I shot using the university’s photography studio, not initially meant for use with video, but nonetheless it made for a decent enough venue to shoot onto solid-colour backdrops. We encountered a few issues though. I’d never even thought about how to utilise lighting, so we had a few issues in terms of evenly lighting the screen, made even harder by the limited space we had to work in. It was effectively a green screen cupboard, where space is a luxury.
At this point I should thank Dawn Malcom, for helping with shooting, lighting and just about everything whilst shooting. Also major thanks to Ali Dawson and Fergus Cruickshank for starring in the video in multiple roles. It was a really great day shooting, but as I say, difficult to nail lighting. Additionally the robot’s reflective surface caused unforseen keying issues. Ideally we should have stepped Ali, in the robot suit, forward from the screen to reduce reflection, and light him more independently. Luckily the videos were all going onto relatively solid colour light backdrops, which made keying issues relatively invisible.

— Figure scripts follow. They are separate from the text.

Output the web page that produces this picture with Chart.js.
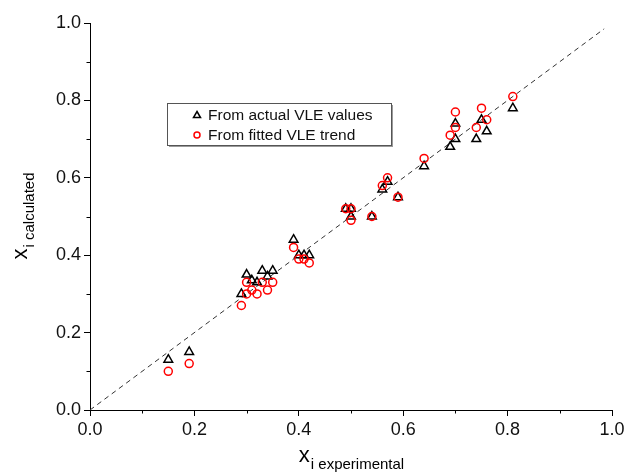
<!DOCTYPE html>
<html lang="en">
<head>
    <meta charset="UTF-8">
    <title>x calculated vs x experimental</title>
    <script src="https://cdn.jsdelivr.net/npm/chart.js"></script>
    <style>
        html, body {
            margin: 0;
            padding: 0;
            background: #ffffff;
        }
        #wrap {
            width: 628px;
            height: 473px;
        }
    </style>
</head>
<body>
    <div id="wrap">
        <canvas id="parity" width="628" height="473"></canvas>
    </div>

    <script>
        // From actual VLE values (triangles)
        const actualX = [0.15, 0.19, 0.29, 0.30, 0.31, 0.32, 0.33, 0.34, 0.35, 0.39, 0.40, 0.41, 0.42,
                         0.49, 0.50, 0.50, 0.54, 0.56, 0.57, 0.59, 0.64, 0.69, 0.70, 0.70, 0.74, 0.75, 0.76, 0.81];
        const actualY = [0.13, 0.15, 0.30, 0.35, 0.335, 0.33, 0.36, 0.345, 0.36, 0.44, 0.40, 0.40, 0.40,
                         0.52, 0.52, 0.50, 0.50, 0.57, 0.59, 0.55, 0.63, 0.68, 0.70, 0.74, 0.70, 0.75, 0.72, 0.78];

        // From fitted VLE trend (circles)
        const fittedX = [0.15, 0.19, 0.29, 0.30, 0.30, 0.31, 0.32, 0.33, 0.34, 0.35, 0.39, 0.40, 0.41, 0.42,
                         0.49, 0.50, 0.50, 0.54, 0.56, 0.57, 0.59, 0.64, 0.69, 0.70, 0.70, 0.74, 0.75, 0.76, 0.81];
        const fittedY = [0.10, 0.12, 0.27, 0.33, 0.30, 0.31, 0.30, 0.33, 0.31, 0.33, 0.42, 0.39, 0.39, 0.38,
                         0.52, 0.52, 0.49, 0.50, 0.58, 0.60, 0.55, 0.65, 0.71, 0.77, 0.73, 0.73, 0.78, 0.75, 0.81];

        // y = x reference line
        const diagX = [0, 0.985];
        const diagY = [0, 0.985];

        const majorTicks = [0, 0.2, 0.4, 0.6, 0.8, 1.0];
        const minorTicks = [0.1, 0.3, 0.5, 0.7, 0.9];

        const legendLabels = ['From actual VLE values', 'From fitted VLE trend'];

        const FONT = "'Liberation Sans', Arial, Helvetica, sans-serif";

        const toPoints = (xs, ys) => xs.map((x, i) => ({ x: x, y: ys[i] }));

        // minor ticks (shorter, outward)
        const minorTickPlugin = {
            id: 'minorTicks',
            afterDraw(chart) {
                const ctx = chart.ctx;
                const xs = chart.scales.x, ys = chart.scales.y;
                const area = chart.chartArea;
                ctx.save();
                ctx.strokeStyle = '#000';
                ctx.lineWidth = 1;
                ctx.beginPath();
                minorTicks.forEach(v => {
                    const px = Math.round(xs.getPixelForValue(v)) + 0.5;
                    ctx.moveTo(px, area.bottom);
                    ctx.lineTo(px, area.bottom + 3.5);
                    const py = Math.round(ys.getPixelForValue(v)) + 0.5;
                    ctx.moveTo(area.left, py);
                    ctx.lineTo(area.left - 3.5, py);
                });
                ctx.stroke();
                ctx.restore();
            }
        };

        // axis titles with subscripts
        const titlePlugin = {
            id: 'subTitles',
            afterDraw(chart) {
                const ctx = chart.ctx;
                const area = chart.chartArea;
                ctx.save();
                ctx.fillStyle = '#000';
                ctx.textBaseline = 'alphabetic';

                // x axis title
                ctx.font = '22px ' + FONT;
                const mainW = ctx.measureText('x').width;
                ctx.font = '15px ' + FONT;
                const subW = ctx.measureText('i experimental').width;
                let sx = (area.left + area.right) / 2 - (mainW + subW) / 2;
                ctx.font = '22px ' + FONT;
                ctx.fillText('x', sx, 462);
                ctx.font = '15px ' + FONT;
                ctx.fillText('i experimental', sx + mainW + 1, 469);

                // y axis title (rotated)
                ctx.translate(27, (area.top + area.bottom) / 2);
                ctx.rotate(-Math.PI / 2);
                ctx.font = '22px ' + FONT;
                const mW = ctx.measureText('x').width;
                ctx.font = '15px ' + FONT;
                const sW = ctx.measureText('i calculated').width;
                let sy = -(mW + sW) / 2;
                ctx.font = '22px ' + FONT;
                ctx.fillText('x', sy, 0);
                ctx.font = '15px ' + FONT;
                ctx.fillText('i calculated', sy + mW + 1, 7);
                ctx.restore();
            }
        };

        // legend box inside the plot
        const legendPlugin = {
            id: 'insideLegend',
            afterDraw(chart) {
                const ctx = chart.ctx;
                const area = chart.chartArea;
                const bx = area.left + 77, by = area.top + 80, bw = 224, bh = 42;
                ctx.save();
                // shadow
                ctx.fillStyle = '#9a9a9a';
                ctx.fillRect(bx + 2, by + 2, bw, bh);
                ctx.fillStyle = '#fff';
                ctx.fillRect(bx, by, bw, bh);
                ctx.strokeStyle = '#555';
                ctx.lineWidth = 1;
                ctx.strokeRect(bx + 0.5, by + 0.5, bw, bh);

                ctx.font = '15.5px ' + FONT;
                ctx.textBaseline = 'middle';
                ctx.fillStyle = '#111';
                const mx = bx + 30, tx = bx + 41;
                const y1 = by + 12, y2 = by + 32;

                // triangle marker
                ctx.strokeStyle = '#000';
                ctx.lineWidth = 1.5;
                ctx.beginPath();
                ctx.moveTo(mx, y1 - 3.5);
                ctx.lineTo(mx + 3.5, y1 + 2.5);
                ctx.lineTo(mx - 3.5, y1 + 2.5);
                ctx.closePath();
                ctx.stroke();
                ctx.fillText(legendLabels[0], tx, y1 + 1);

                // circle marker
                ctx.strokeStyle = '#ff0000';
                ctx.beginPath();
                ctx.arc(mx, y2, 3, 0, Math.PI * 2);
                ctx.stroke();
                ctx.fillText(legendLabels[1], tx, y2 + 1);
                ctx.restore();
            }
        };

        const ctx = document.getElementById('parity').getContext('2d');

        const axisCommon = {
            type: 'linear',
            min: 0,
            max: 1,
            grid: {
                display: true,
                drawOnChartArea: false,
                drawTicks: true,
                tickLength: 6,
                color: '#000',
                lineWidth: 1
            },
            border: {
                display: true,
                color: '#000',
                width: 1
            },
            afterBuildTicks: (scale) => {
                scale.ticks = majorTicks.map(v => ({ value: v }));
            },
            ticks: {
                color: '#111',
                font: { family: FONT, size: 18 },
                padding: 3,
                callback: (v) => Number(v).toFixed(1)
            }
        };

        const chart = new Chart(ctx, {
            type: 'scatter',
            data: {
                datasets: [
                    {
                        label: legendLabels[1],
                        data: toPoints(fittedX, fittedY),
                        pointStyle: 'circle',
                        pointRadius: 4,
                        borderColor: '#ff0000',
                        backgroundColor: 'rgba(0,0,0,0)',
                        borderWidth: 1.5
                    },
                    {
                        label: legendLabels[0],
                        data: toPoints(actualX, actualY),
                        pointStyle: 'triangle',
                        pointRadius: 5,
                        borderColor: '#000',
                        backgroundColor: 'rgba(0,0,0,0)',
                        borderWidth: 1.5
                    },
                    {
                        label: 'y = x',
                        data: toPoints(diagX, diagY),
                        showLine: true,
                        pointRadius: 0,
                        borderColor: '#333',
                        borderWidth: 1,
                        borderDash: [5, 4]
                    }
                ]
            },
            options: {
                responsive: false,
                animation: false,
                layout: {
                    padding: { top: 23, right: 16, left: 0, bottom: 0 }
                },
                plugins: {
                    legend: { display: false },
                    tooltip: { enabled: false }
                },
                scales: {
                    x: Object.assign({}, axisCommon, {
                        position: 'bottom',
                        afterFit: (scale) => { scale.height = 63; }
                    }),
                    y: Object.assign({}, axisCommon, {
                        position: 'left',
                        afterFit: (scale) => { scale.width = 90; }
                    })
                }
            },
            plugins: [minorTickPlugin, titlePlugin, legendPlugin]
        });
    </script>
</body>
</html>
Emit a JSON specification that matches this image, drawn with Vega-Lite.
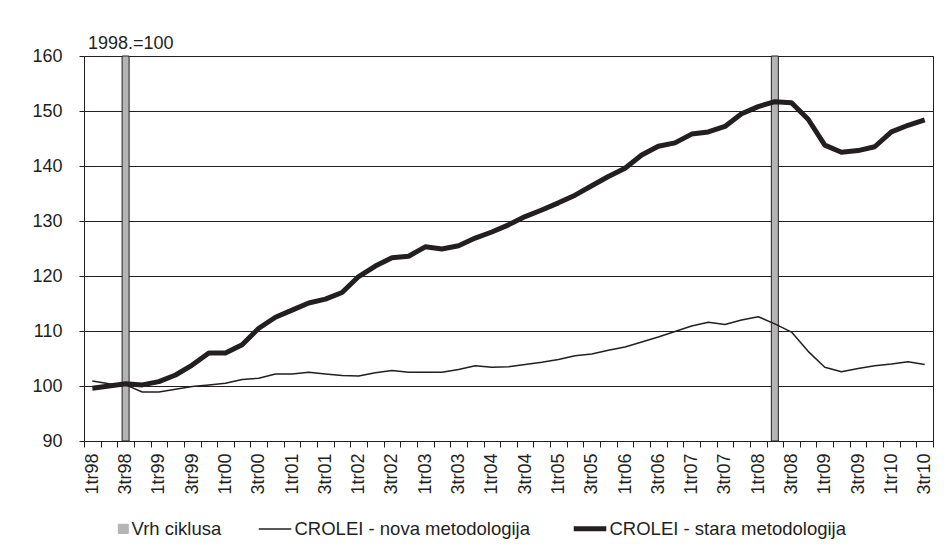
{
  "$schema": "https://vega.github.io/schema/vega-lite/v6.json",
  "width": 849,
  "height": 385,
  "autosize": {"type": "none"},
  "padding": {"left": 84, "top": 56, "right": 13, "bottom": 115},
  "background": "white",
  "title": {"text": "1998.=100", "anchor": "start", "frame": "group", "dx": 4, "offset": -6, "fontSize": 18, "fontWeight": "normal", "font": "Liberation Sans", "color": "#231f20"},
  "data": {"values": [
    {"q": "3tr98", "series": "Vrh ciklusa", "v": 160},
    {"q": "2tr08", "series": "Vrh ciklusa", "v": 160},
    {"q": "1tr98", "series": "CROLEI - nova metodologija", "v": 100.9},
    {"q": "2tr98", "series": "CROLEI - nova metodologija", "v": 100.4},
    {"q": "3tr98", "series": "CROLEI - nova metodologija", "v": 100.2},
    {"q": "4tr98", "series": "CROLEI - nova metodologija", "v": 98.9},
    {"q": "1tr99", "series": "CROLEI - nova metodologija", "v": 98.9},
    {"q": "2tr99", "series": "CROLEI - nova metodologija", "v": 99.4},
    {"q": "3tr99", "series": "CROLEI - nova metodologija", "v": 99.9},
    {"q": "4tr99", "series": "CROLEI - nova metodologija", "v": 100.2},
    {"q": "1tr00", "series": "CROLEI - nova metodologija", "v": 100.5},
    {"q": "2tr00", "series": "CROLEI - nova metodologija", "v": 101.2},
    {"q": "3tr00", "series": "CROLEI - nova metodologija", "v": 101.4},
    {"q": "4tr00", "series": "CROLEI - nova metodologija", "v": 102.2},
    {"q": "1tr01", "series": "CROLEI - nova metodologija", "v": 102.2},
    {"q": "2tr01", "series": "CROLEI - nova metodologija", "v": 102.5},
    {"q": "3tr01", "series": "CROLEI - nova metodologija", "v": 102.2},
    {"q": "4tr01", "series": "CROLEI - nova metodologija", "v": 101.9},
    {"q": "1tr02", "series": "CROLEI - nova metodologija", "v": 101.8},
    {"q": "2tr02", "series": "CROLEI - nova metodologija", "v": 102.4},
    {"q": "3tr02", "series": "CROLEI - nova metodologija", "v": 102.8},
    {"q": "4tr02", "series": "CROLEI - nova metodologija", "v": 102.5},
    {"q": "1tr03", "series": "CROLEI - nova metodologija", "v": 102.5},
    {"q": "2tr03", "series": "CROLEI - nova metodologija", "v": 102.5},
    {"q": "3tr03", "series": "CROLEI - nova metodologija", "v": 103.0},
    {"q": "4tr03", "series": "CROLEI - nova metodologija", "v": 103.7},
    {"q": "1tr04", "series": "CROLEI - nova metodologija", "v": 103.4},
    {"q": "2tr04", "series": "CROLEI - nova metodologija", "v": 103.5},
    {"q": "3tr04", "series": "CROLEI - nova metodologija", "v": 103.9},
    {"q": "4tr04", "series": "CROLEI - nova metodologija", "v": 104.3},
    {"q": "1tr05", "series": "CROLEI - nova metodologija", "v": 104.8},
    {"q": "2tr05", "series": "CROLEI - nova metodologija", "v": 105.5},
    {"q": "3tr05", "series": "CROLEI - nova metodologija", "v": 105.8},
    {"q": "4tr05", "series": "CROLEI - nova metodologija", "v": 106.5},
    {"q": "1tr06", "series": "CROLEI - nova metodologija", "v": 107.1},
    {"q": "2tr06", "series": "CROLEI - nova metodologija", "v": 108.0},
    {"q": "3tr06", "series": "CROLEI - nova metodologija", "v": 108.9},
    {"q": "4tr06", "series": "CROLEI - nova metodologija", "v": 109.9},
    {"q": "1tr07", "series": "CROLEI - nova metodologija", "v": 110.9},
    {"q": "2tr07", "series": "CROLEI - nova metodologija", "v": 111.6},
    {"q": "3tr07", "series": "CROLEI - nova metodologija", "v": 111.2},
    {"q": "4tr07", "series": "CROLEI - nova metodologija", "v": 112.0},
    {"q": "1tr08", "series": "CROLEI - nova metodologija", "v": 112.6},
    {"q": "2tr08", "series": "CROLEI - nova metodologija", "v": 111.3},
    {"q": "3tr08", "series": "CROLEI - nova metodologija", "v": 109.8},
    {"q": "4tr08", "series": "CROLEI - nova metodologija", "v": 106.3},
    {"q": "1tr09", "series": "CROLEI - nova metodologija", "v": 103.4},
    {"q": "2tr09", "series": "CROLEI - nova metodologija", "v": 102.6},
    {"q": "3tr09", "series": "CROLEI - nova metodologija", "v": 103.2},
    {"q": "4tr09", "series": "CROLEI - nova metodologija", "v": 103.7},
    {"q": "1tr10", "series": "CROLEI - nova metodologija", "v": 104.0},
    {"q": "2tr10", "series": "CROLEI - nova metodologija", "v": 104.4},
    {"q": "3tr10", "series": "CROLEI - nova metodologija", "v": 103.9},
    {"q": "1tr98", "series": "CROLEI - stara metodologija", "v": 99.6},
    {"q": "2tr98", "series": "CROLEI - stara metodologija", "v": 100.0},
    {"q": "3tr98", "series": "CROLEI - stara metodologija", "v": 100.4},
    {"q": "4tr98", "series": "CROLEI - stara metodologija", "v": 100.2},
    {"q": "1tr99", "series": "CROLEI - stara metodologija", "v": 100.8},
    {"q": "2tr99", "series": "CROLEI - stara metodologija", "v": 102.0},
    {"q": "3tr99", "series": "CROLEI - stara metodologija", "v": 103.8},
    {"q": "4tr99", "series": "CROLEI - stara metodologija", "v": 106.0},
    {"q": "1tr00", "series": "CROLEI - stara metodologija", "v": 106.0},
    {"q": "2tr00", "series": "CROLEI - stara metodologija", "v": 107.5},
    {"q": "3tr00", "series": "CROLEI - stara metodologija", "v": 110.5},
    {"q": "4tr00", "series": "CROLEI - stara metodologija", "v": 112.5},
    {"q": "1tr01", "series": "CROLEI - stara metodologija", "v": 113.8},
    {"q": "2tr01", "series": "CROLEI - stara metodologija", "v": 115.1},
    {"q": "3tr01", "series": "CROLEI - stara metodologija", "v": 115.8},
    {"q": "4tr01", "series": "CROLEI - stara metodologija", "v": 117.0},
    {"q": "1tr02", "series": "CROLEI - stara metodologija", "v": 119.9},
    {"q": "2tr02", "series": "CROLEI - stara metodologija", "v": 121.8},
    {"q": "3tr02", "series": "CROLEI - stara metodologija", "v": 123.3},
    {"q": "4tr02", "series": "CROLEI - stara metodologija", "v": 123.6},
    {"q": "1tr03", "series": "CROLEI - stara metodologija", "v": 125.3},
    {"q": "2tr03", "series": "CROLEI - stara metodologija", "v": 124.9},
    {"q": "3tr03", "series": "CROLEI - stara metodologija", "v": 125.5},
    {"q": "4tr03", "series": "CROLEI - stara metodologija", "v": 126.9},
    {"q": "1tr04", "series": "CROLEI - stara metodologija", "v": 128.0},
    {"q": "2tr04", "series": "CROLEI - stara metodologija", "v": 129.3},
    {"q": "3tr04", "series": "CROLEI - stara metodologija", "v": 130.8},
    {"q": "4tr04", "series": "CROLEI - stara metodologija", "v": 132.0},
    {"q": "1tr05", "series": "CROLEI - stara metodologija", "v": 133.3},
    {"q": "2tr05", "series": "CROLEI - stara metodologija", "v": 134.7},
    {"q": "3tr05", "series": "CROLEI - stara metodologija", "v": 136.4},
    {"q": "4tr05", "series": "CROLEI - stara metodologija", "v": 138.1},
    {"q": "1tr06", "series": "CROLEI - stara metodologija", "v": 139.6},
    {"q": "2tr06", "series": "CROLEI - stara metodologija", "v": 142.0},
    {"q": "3tr06", "series": "CROLEI - stara metodologija", "v": 143.6},
    {"q": "4tr06", "series": "CROLEI - stara metodologija", "v": 144.2},
    {"q": "1tr07", "series": "CROLEI - stara metodologija", "v": 145.8},
    {"q": "2tr07", "series": "CROLEI - stara metodologija", "v": 146.2},
    {"q": "3tr07", "series": "CROLEI - stara metodologija", "v": 147.2},
    {"q": "4tr07", "series": "CROLEI - stara metodologija", "v": 149.5},
    {"q": "1tr08", "series": "CROLEI - stara metodologija", "v": 150.8},
    {"q": "2tr08", "series": "CROLEI - stara metodologija", "v": 151.7},
    {"q": "3tr08", "series": "CROLEI - stara metodologija", "v": 151.5},
    {"q": "4tr08", "series": "CROLEI - stara metodologija", "v": 148.5},
    {"q": "1tr09", "series": "CROLEI - stara metodologija", "v": 143.8},
    {"q": "2tr09", "series": "CROLEI - stara metodologija", "v": 142.5},
    {"q": "3tr09", "series": "CROLEI - stara metodologija", "v": 142.8},
    {"q": "4tr09", "series": "CROLEI - stara metodologija", "v": 143.5},
    {"q": "1tr10", "series": "CROLEI - stara metodologija", "v": 146.2},
    {"q": "2tr10", "series": "CROLEI - stara metodologija", "v": 147.4},
    {"q": "3tr10", "series": "CROLEI - stara metodologija", "v": 148.4}
  ]},
  "encoding": {
    "x": {
      "field": "q", "type": "nominal", "sort": null, "title": null,
      "scale": {
        "type": "band", "paddingInner": 0, "paddingOuter": 0,
        "domain": ["1tr98","2tr98","3tr98","4tr98","1tr99","2tr99","3tr99","4tr99","1tr00","2tr00","3tr00","4tr00","1tr01","2tr01","3tr01","4tr01","1tr02","2tr02","3tr02","4tr02","1tr03","2tr03","3tr03","4tr03","1tr04","2tr04","3tr04","4tr04","1tr05","2tr05","3tr05","4tr05","1tr06","2tr06","3tr06","4tr06","1tr07","2tr07","3tr07","4tr07","1tr08","2tr08","3tr08","4tr08","1tr09","2tr09","3tr09","4tr09","1tr10","2tr10","3tr10"]
      },
      "axis": {
        "tickBand": "extent", "tickSize": 6, "labelAngle": 270, "labelPadding": 6,
        "labelExpr": "indexof(datum.label, '2tr') === 0 || indexof(datum.label, '4tr') === 0 ? '' : datum.label",
        "grid": false, "labelOverlap": false
      }
    },
    "y": {
      "field": "v", "type": "quantitative", "title": null,
      "scale": {"domain": [90, 160], "nice": false, "zero": false},
      "axis": {"values": [90, 100, 110, 120, 130, 140, 150, 160], "grid": true, "tickSize": 5, "labelPadding": 17}
    },
    "color": {
      "field": "series", "type": "nominal", "title": null,
      "scale": {"domain": ["Vrh ciklusa", "CROLEI - nova metodologija", "CROLEI - stara metodologija"], "range": ["#b4b4b4", "#231f20", "#231f20"]},
      "legend": {
        "orient": "none", "legendX": 21, "legendY": 463, "direction": "horizontal", "columns": 3,
        "symbolSize": 1369, "labelOffset": 8, "columnPadding": 33, "labelLimit": 500,
        "labelFontSize": 18.5, "labelFont": "Liberation Sans", "labelColor": "#231f20",
        "encode": {
          "symbols": {
            "update": {
              "shape": {"signal": "datum.value === 'Vrh ciklusa' ? 'M0.22,-0.25H0.76V0.25H0.22Z' : 'M-1,0H0.76'"},
              "strokeWidth": {"signal": "datum.value === 'CROLEI - stara metodologija' ? 5 : (datum.value === 'Vrh ciklusa' ? 1 : 1.5)"},
              "stroke": {"value": "#231f20"},
              "fill": {"signal": "datum.value === 'Vrh ciklusa' ? '#b4b4b4' : 'transparent'"},
              "opacity": {"value": 1}
            }
          }
        }
      }
    }
  },
  "layer": [
    {
      "transform": [{"filter": "datum.series === 'Vrh ciklusa'"}],
      "mark": {"type": "bar", "width": 7, "stroke": "#231f20", "strokeWidth": 1},
      "encoding": {"y2": {"datum": 90}}
    },
    {
      "transform": [{"filter": "datum.series !== 'Vrh ciklusa'"}],
      "mark": {"type": "line", "strokeJoin": "round"},
      "encoding": {
        "strokeWidth": {
          "field": "series", "type": "nominal", "legend": null,
          "scale": {"domain": ["CROLEI - nova metodologija", "CROLEI - stara metodologija"], "range": [1.5, 5]}
        }
      }
    }
  ],
  "config": {
    "view": {"stroke": "#231f20", "strokeWidth": 1},
    "axis": {
      "labelFont": "Liberation Sans", "labelFontSize": 18, "labelColor": "#231f20",
      "domainColor": "#231f20", "tickColor": "#231f20", "gridColor": "#231f20", "gridOpacity": 1,
      "domainWidth": 1, "tickWidth": 1, "gridWidth": 1
    }
  }
}
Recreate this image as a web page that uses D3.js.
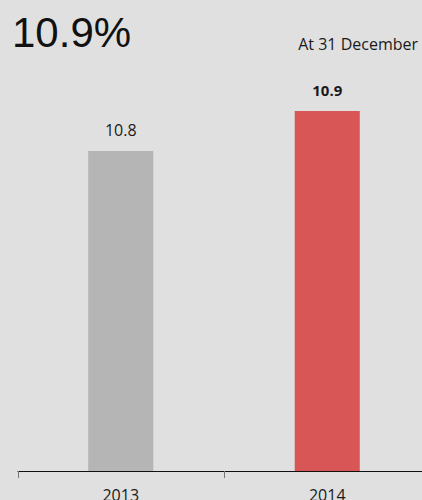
<!DOCTYPE html>
<html><head><meta charset="utf-8">
<script src="https://cdn.jsdelivr.net/npm/d3@7"></script>
<style>html,body{margin:0;padding:0;background:#e0e0e0;overflow:hidden}</style>
</head><body><svg id="c" width="422" height="500"></svg>
<script>
const categories = ["2013", "2014"];
const values = [10.8, 10.9];
const valueLabels = ["10.8", "10.9"];
const headline = "10.9%";
const note = "At 31 December";
const yDomain = [10, 11];

const svg = d3.select("#c");
svg.append("rect").attr("width", 422).attr("height", 500).attr("fill", "#e0e0e0");

const x = d3.scaleBand().domain(categories).range([17.5, 430.5]).padding(0);
const y = d3.scaleLinear().domain(yDomain).range([471, 71]);
const barW = x.bandwidth() * 0.315;
const colors = ["#b5b5b5", "#d95656"];

svg.selectAll("rect.bar").data(values).join("rect")
  .attr("class", "bar")
  .attr("x", (d, i) => x(categories[i]) + x.bandwidth() / 2 - barW / 2)
  .attr("width", barW)
  .attr("y", d => y(d))
  .attr("height", d => y(yDomain[0]) - y(d))
  .attr("fill", (d, i) => colors[i]);

svg.selectAll("text.vl").data(values).join("text")
  .attr("class", "vl")
  .attr("x", (d, i) => x(categories[i]) + x.bandwidth() / 2)
  .attr("y", d => y(d) - 15.5)
  .attr("text-anchor", "middle")
  .attr("font-family", "'Open Sans', sans-serif")
  .attr("font-size", (d, i) => i === 1 ? 15 : 16)
  .attr("font-weight", (d, i) => i === 1 ? "bold" : "normal")
  .attr("fill", "#1a1a1a")
  .text((d, i) => valueLabels[i]);

// axis
const axisG = svg.append("g");
axisG.append("line").attr("x1", 17.5).attr("x2", 422).attr("y1", 471.5).attr("y2", 471.5)
  .attr("stroke", "#111").attr("stroke-width", 1);
const tickPos = categories.map(c => x(c));
axisG.selectAll("line.tick").data(tickPos).join("line")
  .attr("class", "tick")
  .attr("x1", d => Math.round(d) + 0.5).attr("x2", d => Math.round(d) + 0.5)
  .attr("y1", 471).attr("y2", 478)
  .attr("stroke", "#777");
axisG.selectAll("text.cat").data(categories).join("text")
  .attr("class", "cat")
  .attr("x", d => x(d) + x.bandwidth() / 2)
  .attr("y", 501)
  .attr("text-anchor", "middle")
  .attr("font-family", "'Open Sans', sans-serif")
  .attr("font-size", 16)
  .attr("fill", "#1a1a1a")
  .text(d => d);

svg.append("text").attr("x", 12).attr("y", 47)
  .attr("font-family", "'Liberation Sans', Arial, sans-serif")
  .attr("font-size", 42).attr("fill", "#111").text(headline);

svg.append("text").attr("x", 418).attr("y", 50).attr("text-anchor", "end")
  .attr("font-family", "'Open Sans', sans-serif")
  .attr("font-size", 16).attr("fill", "#1a1a1a").text(note);
</script></body></html>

I’ve spent all of today editing the final soundtracks. Once again I drew from the vast 8-bit fan community for sound effects, finding a library of fantastic samples which suited the aesthetic perfectly. The largest issue in editing was making the footage consistent with the 8-bit animation. I might be able to post an image later of how inconsistent they looked on top of one another, particularly when the character interacted with footage directly. This is why I adopted the vintage TV look, a look I’ve worked with before, on my Thought Bubble project. This time, however, I had no access to an actual TV or VHS player to create such an effect, so attempted to do the whole thing digitally. When seen in motion it actually looks and feels aesthetically pleasing, if not convincing. This effect tied both the footage and character together enough to create and overall unified, consistent style to the idents.
Additionally it harks back to an nostalgia element which is strong in the geek community, hence the prominence of 8-bit fandom currently prominent online. There’s a passion for retro video games, and a general appreciation of video game history and culture. This is true with most geeky areas of culture. True science fiction fans will not only love films like Moon or Super 8 but also recognise films like Forbidden Planet and Metropolis. This appreciation of history within the sub-culture felt worth referencing.
Overall the product at the end of this weeklong After Effects marathon is 5 relatively small idents, and a slightly longer combination of the 5. Originally I only planned and storyboarded one ident, but as I hit the editing process I found that each section of the ident lasted roughly 20-25 seconds in its own right, compared to the recommended 30 second limit. So it felt worthwhile to split them into seperate idents. This made for a hefty workload, but it felt worth it considering all the footage was already there. I managed to condense the compilation of all of these idents to about 45 seconds.
I’ll be uploading the ident when I’m more sure there are no tweaks to be done to the videos. I present the whole thing to the tutor tomorrow, so hopefully he likes them and doesn’t feel it’s quality over quantity in any way. Fingers crossed I guess. Now time to run off and start the next project – Newspapers.